The gaol also carried out death sentences. Originally, the hangings were done in public where all could see that the sentence was carried out. In 1901, there was a modification done in Block C. One cell was enlarged to more than twice the size of a normal cell. This cell was used for the last days of a condemned prisoner. When the appropriate time approached, the prisoner would be taken through to the execution chamber through a passage that no other prisoner could see. The prisoner was hung and, when dead, was buried. There were a total of seventeen executions held at the Crumlin Road Gaol with the last one being in 1961.
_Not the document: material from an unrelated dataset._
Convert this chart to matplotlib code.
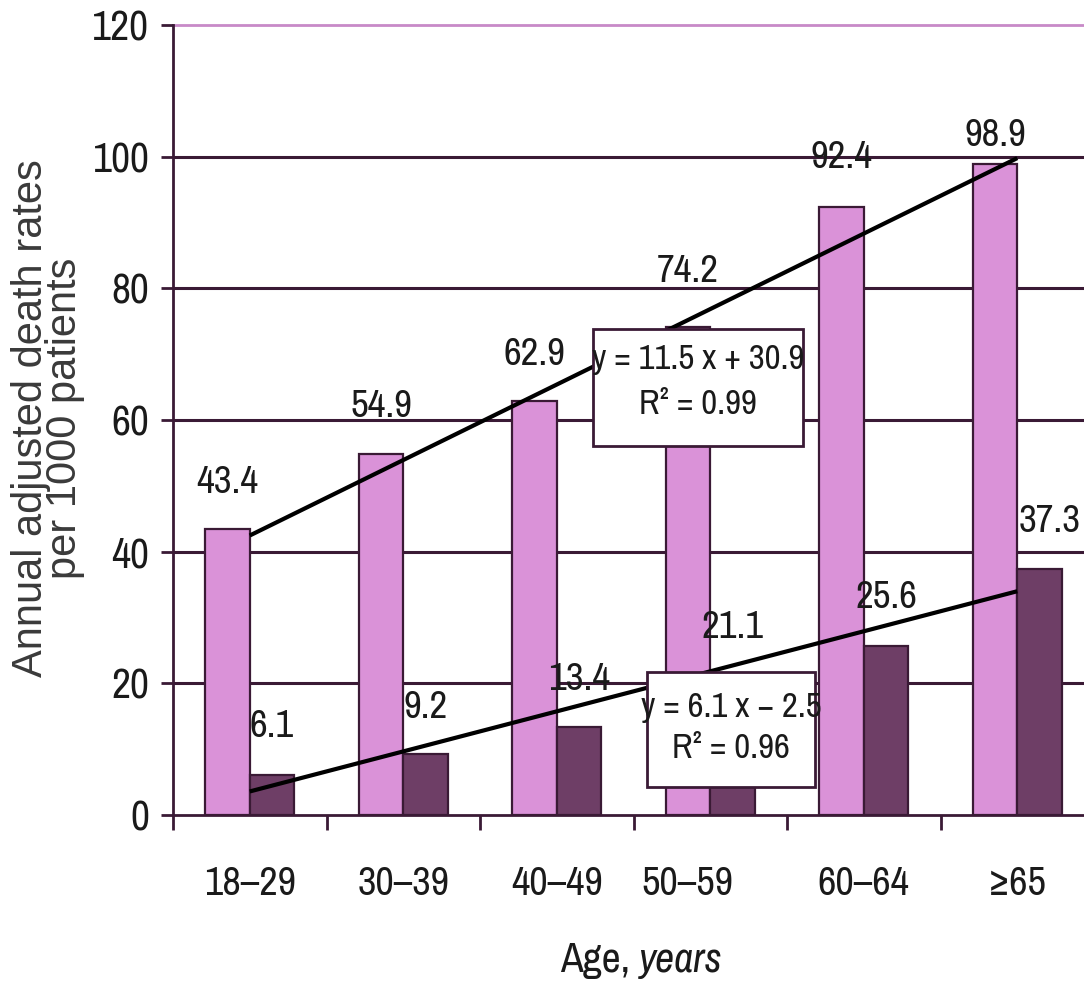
import matplotlib
matplotlib.use("Agg")
import matplotlib.pyplot as plt
from matplotlib.patches import Rectangle
import numpy as np

# ---- data ----
categories = ["18–29", "30–39", "40–49", "50–59", "60–64", "≥65"]
rates_light = [43.4, 54.9, 62.9, 74.2, 92.4, 98.9]
rates_dark = [6.1, 9.2, 13.4, 21.1, 25.6, 37.3]
eq_light = ["y = 11.5 x + 30.9", "R² = 0.99"]
eq_dark = ["y = 6.1 x \u2212 2.5", "R² = 0.96"]
yticks = [0, 20, 40, 60, 80, 100, 120]
ylabel_lines = ["Annual adjusted death rates", "per 1000 patients"]

# ---- style ----
NARROW = ["Archivo Narrow", "DejaVu Sans"]
REG = ["Liberation Sans", "DejaVu Sans"]
c_light = "#da92d8"
c_dark = "#6e3e66"
c_edge = "#3a1a35"
c_grid = "#3a1a35"
c_text = "#1a1a1a"

fig = plt.figure(figsize=(10.84, 9.94), dpi=100)
W, H = 1084, 994
ax = fig.add_axes([173 / W, 179 / H, (1094 - 173) / W, 790 / H])

n = len(categories)
x = np.arange(n)
bw = 0.29
ax.set_xlim(-0.5, n - 0.5)
ax.set_ylim(0, 120)

# gridlines
for yv in yticks[1:-1]:
    ax.axhline(yv, color=c_grid, lw=2.2, zorder=1)
ax.axhline(120, color="#c88ac8", lw=2.0, zorder=1, clip_on=False)

ax.bar(x - bw / 2, rates_light, bw, color=c_light, edgecolor=c_edge, lw=1.6, zorder=2)
ax.bar(x + bw / 2, rates_dark, bw, color=c_dark, edgecolor=c_edge, lw=1.6, zorder=2)

# trend lines (least-squares fits, x = 1..6)
xf = np.arange(1, n + 1)
for vals in (rates_light, rates_dark):
    k, b = np.polyfit(xf, vals, 1)
    ax.plot([x[0], x[-1]], [k * xf[0] + b, k * xf[-1] + b], color="black", lw=3.0,
            zorder=3, solid_capstyle="butt")

# value labels
off_light = [47, 47, 46, 55, 49, 28]
off_dark = [48, 47, 47, 49, 49, 48]
dx_dark = [0, 0, 0, 0, 0, 10]
for i, v in enumerate(rates_light):
    ax.annotate(f"{v:.1f}", (x[i] - bw / 2, v), xytext=(0, off_light[i]),
                textcoords="offset pixels", ha="center", va="center",
                fontsize=28, family=NARROW, color=c_text, zorder=5)
for i, v in enumerate(rates_dark):
    ax.annotate(f"{v:.1f}", (x[i] + bw / 2, v), xytext=(dx_dark[i], off_dark[i]),
                textcoords="offset pixels", ha="center", va="center",
                fontsize=28, family=NARROW, color=c_text, zorder=5)

# equation boxes
ax.add_patch(Rectangle((2.236, 56.0), 3.604 - 2.236, 73.8 - 56.0, facecolor="white",
                       edgecolor=c_edge, lw=2.0, zorder=4))
ax.text(2.92, 69.2, eq_light[0], ha="center", va="center", fontsize=25,
        family=NARROW, color=c_text, zorder=5)
ax.text(2.92, 62.4, eq_light[1], ha="center", va="center", fontsize=25,
        family=NARROW, color=c_text, zorder=5)
ax.add_patch(Rectangle((2.588, 4.26), 3.682 - 2.588, 21.75 - 4.26, facecolor="white",
                       edgecolor=c_edge, lw=2.0, zorder=4))
ax.text(3.135, 16.4, eq_dark[0], ha="center", va="center", fontsize=25,
        family=NARROW, color=c_text, zorder=5)
ax.text(3.135, 10.2, eq_dark[1], ha="center", va="center", fontsize=25,
        family=NARROW, color=c_text, zorder=5)

# axes styling
for s in ("top", "right"):
    ax.spines[s].set_visible(False)
for s in ("left", "bottom"):
    ax.spines[s].set_color(c_edge)
    ax.spines[s].set_linewidth(2.0)
    ax.spines[s].set_zorder(6)

ax.set_yticks(yticks)
ax.set_yticklabels([str(t) for t in yticks], fontsize=30, family=NARROW, color=c_text)
ax.tick_params(axis="y", direction="out", length=9, width=2, color=c_edge, pad=8)

ax.set_xticks(np.arange(n + 1) - 0.5)
ax.set_xticklabels([])
ax.tick_params(axis="x", which="major", direction="out", length=11, width=2, color=c_edge)
lab_shift = [0, 0, 0, -0.15, 0, 0]
ax.set_xticks(x + np.array(lab_shift), minor=True)
ax.set_xticklabels(categories, minor=True, fontsize=29, family=NARROW, color=c_text)
ax.tick_params(axis="x", which="minor", length=0, pad=36)

# y-axis title (two centred lines in one text)
fig.text(48 / W, 1 - 418 / H, "\n".join(ylabel_lines), rotation=90, ha="center",
         va="center", multialignment="center", linespacing=0.78,
         fontsize=30, family=REG, color="#3a3a3a")

# x-axis title: "Age, years" with "years" in italics
t_age = fig.text(560 / W, 1 - 960 / H, "Age,", ha="left", va="center",
                 fontsize=30, family=NARROW, color=c_text)
ax.annotate("years", xy=(1.0, 0.0), xycoords=t_age, xytext=(9, 0),
            textcoords="offset pixels", ha="left", va="bottom", fontsize=30,
            family=NARROW, style="italic", color=c_text, annotation_clip=False)

fig.savefig("out.png", dpi=100)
One of the things that prisoners look forward to is to be free. The prison had a number of prison breaks, but it still was still known as Europe’s Alcatraz.

It was decided that the Crumlin Road Gaol would be closed. This happened in 1996. It stood empty until 2010 when it was announced that it would be renovated. In 2012, it opened as a tourist attraction and conference center.

On our tour of Ireland, one of the places that we visited was the Crumlin Road Gaol. We arrived after dark fell, and it has an imposing feeling when you can’t see the facility in daylight. We were taken into the facility through the same door that prisoners would have been taken in. We had a tour of the facility, visiting the administration wing and only one wing of the prison cells, Block C. We had the opportunity of viewing the execution chamber, going in the same way that a condemned prisoner went in. In all, the visit to Crumlin Road Gaol was an eye opener to some of the things that were experienced by some of our ancestors.


Our ancestors had hard lives. Even the poorest in Canada have a better life than most of our ancestors. We need to celebrate their lives, that they had the stamina and determination to live and to improve life for their children and painted the dream of a good life for their children for inspiration to continue down the same road.